My dad used to make bean burritos for me to take to lunch when I was a kid. (Just a little side note- I know that burritos aren’t exactly Mexican food but more like tex-mex, but that’s a topic for another post). Staying with grandma in the evenings she was always making chile rellenos or albondigas or chilaquiles (which remarkably has no chile) or something to that effect. So it was all readily available and, if not that, there were plenty of wonderful Mexican restaurants all over the place.

Then I left Los Angeles.

San Francisco, for all its wonderful cuisine and gastronomic tantalization really has second rate Mexican food. You can find some a palatable burrito here and there but they truly are few and far between. This was confusing to me as San Francisco has the Mission District which is a hub of Latin-Americans. In my naiveté I presumed that would mean there are lots of Mexicans. There are many but what I came to find out is that there is an even greater concentration of peoples from El Salvador. This really puts a damper on the Mexican food for me because it never tastes quite right. Don’t get me wrong, if you want a good pupusa this is the place to go but as for their Mexican food… Well, it’s like kissing your stepsister. It’s better than nothing but it certainly is not ideal.

Then I left San Francisco.

New York also has a wealth of restaurants of every possible cuisine from Ethiopian to Thai to Scottish to Argentine… unfortunately their Mexican food is absolutely bland and tired. Every place I’ve gone has been a disappointment. I’ve only been here a year and tried just a handful of places but each one has given me less of a reason to try another. There is supposed to be a wonderful street vendor in SoHo called Calexico but I’ve yet to get to it. I’ve been told that there are a couple of great places out in the Bronx or in Brooklyn but that’s a trek and I don’t see myself heading out that way for what may just amount to be a Taco Bell is disguise. When it comes to my food, absence does make the heart grow fonder. Now, every time I get back to LA I hit up my favorite Mexican food places. If I’m headed through downtown I may even make a stop at Olvera Street to the place at the end where you can still find the ladies making the tortillas by hand. Standing in line as a child, my brother and I would always head up the steps that looked over the kitchen where we could peer over and watch their hands clap-clap-clap as they formed the tortillas.

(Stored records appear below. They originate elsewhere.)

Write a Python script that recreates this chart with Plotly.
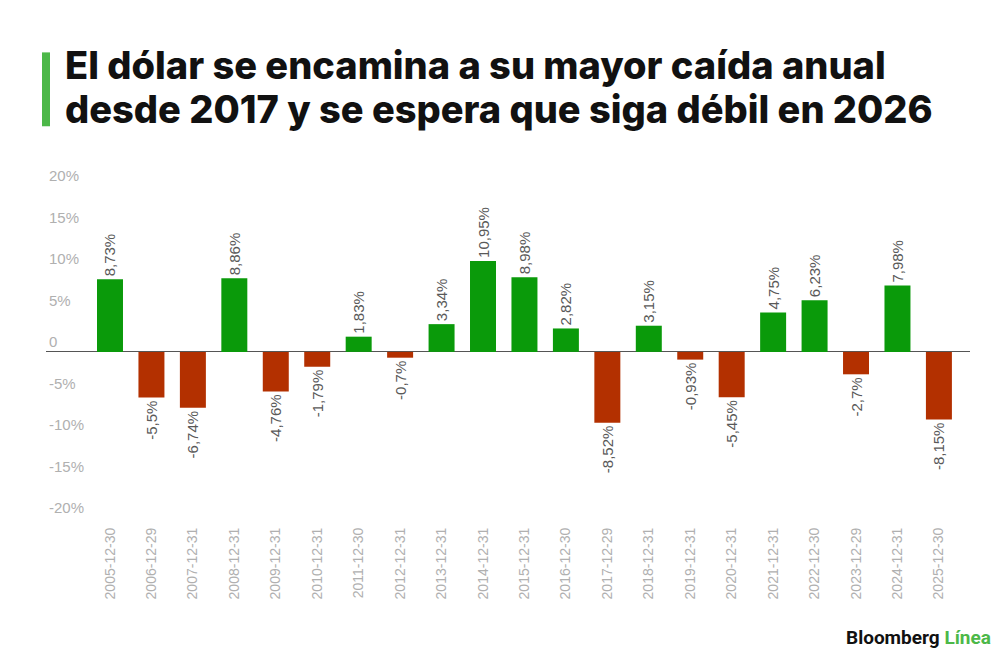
import plotly.graph_objects as go

# Cierre anual del índice del dólar, variación %
fechas = [
    "2005-12-30", "2006-12-29", "2007-12-31", "2008-12-31", "2009-12-31",
    "2010-12-31", "2011-12-30", "2012-12-31", "2013-12-31", "2014-12-31",
    "2015-12-31", "2016-12-30", "2017-12-29", "2018-12-31", "2019-12-31",
    "2020-12-31", "2021-12-31", "2022-12-30", "2023-12-29", "2024-12-31",
    "2025-12-30",
]
variacion = [
    8.73, -5.5, -6.74, 8.86, -4.76,
    -1.79, 1.83, -0.7, 3.34, 10.95,
    8.98, 2.82, -8.52, 3.15, -0.93,
    -5.45, 4.75, 6.23, -2.7, 7.98,
    -8.15,
]
y_ticks = [-20, -15, -10, -5, 0, 5, 10, 15, 20]
y_ticktext = ["-20%", "-15%", "-10%", "-5%", "0", "5%", "10%", "15%", "20%"]

VERDE = "#0a9a0a"
ROJO = "#b33000"
colores = [VERDE if v > 0 else ROJO for v in variacion]
etiquetas = [f"{v}".replace(".", ",") + "%" for v in variacion]

# la página añade 8px de margen al body, se compensa aquí
Y_MIN, Y_MAX = -20, 22.5
PX_PCT = 8.32
L, W = 38, 924
H = (Y_MAX - Y_MIN) * PX_PCT
T = (352 - 8) - Y_MAX * PX_PCT


def px(x):
    return (x - 8 - L) / W


def py(y):
    return (T + H - (y - 8)) / H


fig = go.Figure()
fig.add_trace(go.Bar(
    x=fechas,
    y=variacion,
    marker=dict(color=colores, line=dict(width=0)),
    text=etiquetas,
    textposition="outside",
    textangle=-90,
    constraintext="none",
    textfont=dict(family="Liberation Sans", size=15, color="#595959"),
    cliponaxis=False,
    hovertemplate="%{x}: %{text}<extra></extra>",
))

# Título en dos líneas y barra verde
titulo = ["El dólar se encamina a su mayor caída anual",
          "desde 2017 y se espera que siga débil en 2026"]
for linea, yc in zip(titulo, [65, 109]):
    fig.add_annotation(
        text=linea,
        xref="paper", yref="paper", x=px(63), y=py(yc),
        xanchor="left", yanchor="middle", showarrow=False,
        font=dict(family="Inter", size=38, weight=800, color="#111111"),
    )
fig.add_shape(
    type="rect", xref="paper", yref="paper",
    x0=px(42), x1=px(50), y0=py(126), y1=py(52),
    fillcolor="#4cb848", line=dict(width=0),
)

# Logo
fig.add_annotation(
    text="<b>Bloomberg</b> <span style='color:#4cb848'><b>Línea</b></span>",
    xref="paper", yref="paper", x=px(993), y=py(638),
    xanchor="right", yanchor="middle", showarrow=False,
    font=dict(family="Roboto", size=19, color="#111111"),
)

fig.update_layout(
    width=1000,
    height=651,
    margin=dict(l=L, r=1000 - L - W, t=T, b=651 - T - H),
    paper_bgcolor="white",
    plot_bgcolor="white",
    bargap=0.373,
    showlegend=False,
    xaxis=dict(
        type="category",
        range=[-1.544, 20.75],
        tickangle=-90,
        tickfont=dict(family="Liberation Sans", size=14, color="#b0b0b0"),
        showgrid=False,
        showline=False,
        ticks="",
        ticklabelstandoff=6,
        automargin=False,
    ),
    yaxis=dict(
        range=[Y_MIN, Y_MAX],
        tickvals=y_ticks,
        ticktext=y_ticktext,
        ticklabelposition="inside",
        ticklabelshift=-10,
        tickfont=dict(family="Liberation Sans", size=15, color="#b0b0b0"),
        showgrid=False,
        zeroline=True,
        zerolinecolor="#555555",
        zerolinewidth=1,
        ticks="",
        automargin=False,
    ),
)

fig.write_html("out.html")
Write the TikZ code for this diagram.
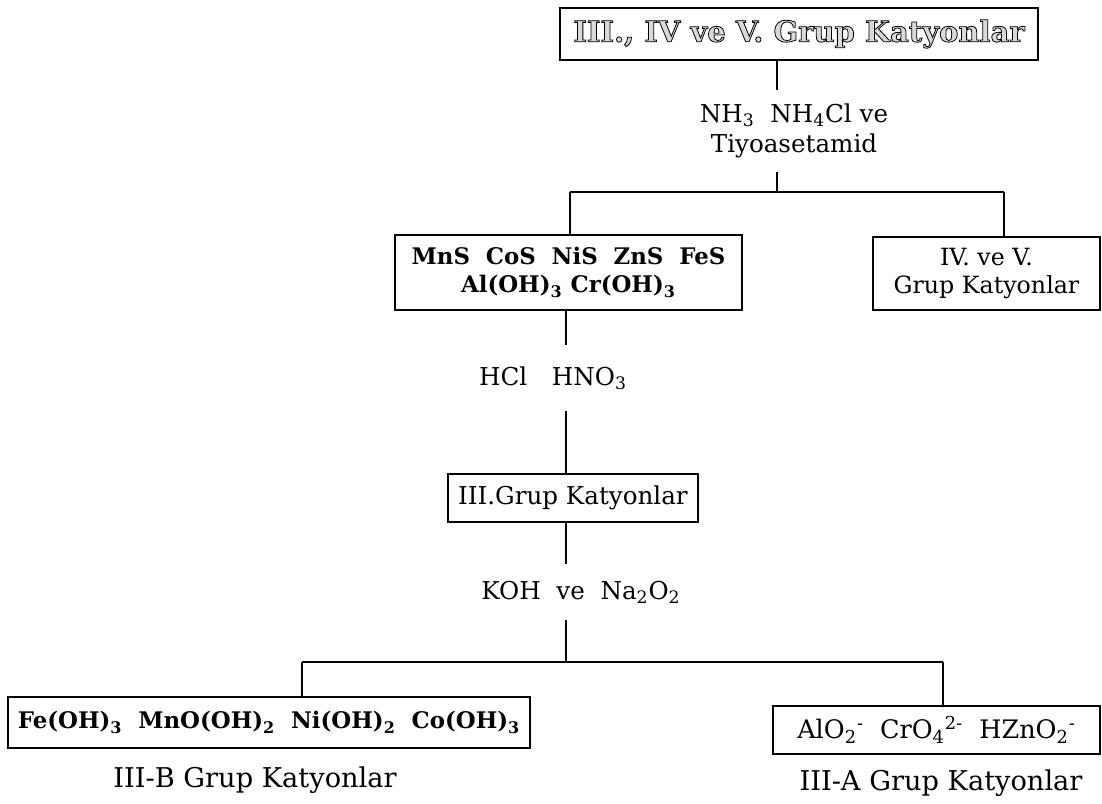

My experience with Mexican food in America is limited to California and New York. I’ve been through Arizona and New Mexico (that’s right, there’s a New Mexico!) but I don’t remember my reaction to their Mexican food well enough to comment on it. I’m sure it’s great though. It seems to me the closer you get to the border the more likely you are to find something delicioso y sabroso. Next week I’ll get into some specifics about how crazy Mexican food can get, like eating tongue and brains, roasting up a goat head or the process of making carnitas from scratch. Good times.

2 Comments

  1. The best Mexican food in NYC is run by Mexicans. Go to the restaurants in Jackson Heights, Queens on Roosevelt avenue. The cuisine is a little different that what I’m use to (I’m from Texas) as most Mexican immigrants in NYC are from Puebla. A good restaurant in the LES is El Maguey y la Tuna and the closest I’ve come to real Tex-Mex food is El Paso restaurant on Houston in the West Village. But PLEASE stay away from the so-called “Tex-Mex” fast food restaurants, which are Chinese run – they have no idea what Tex-Mex is, not even close.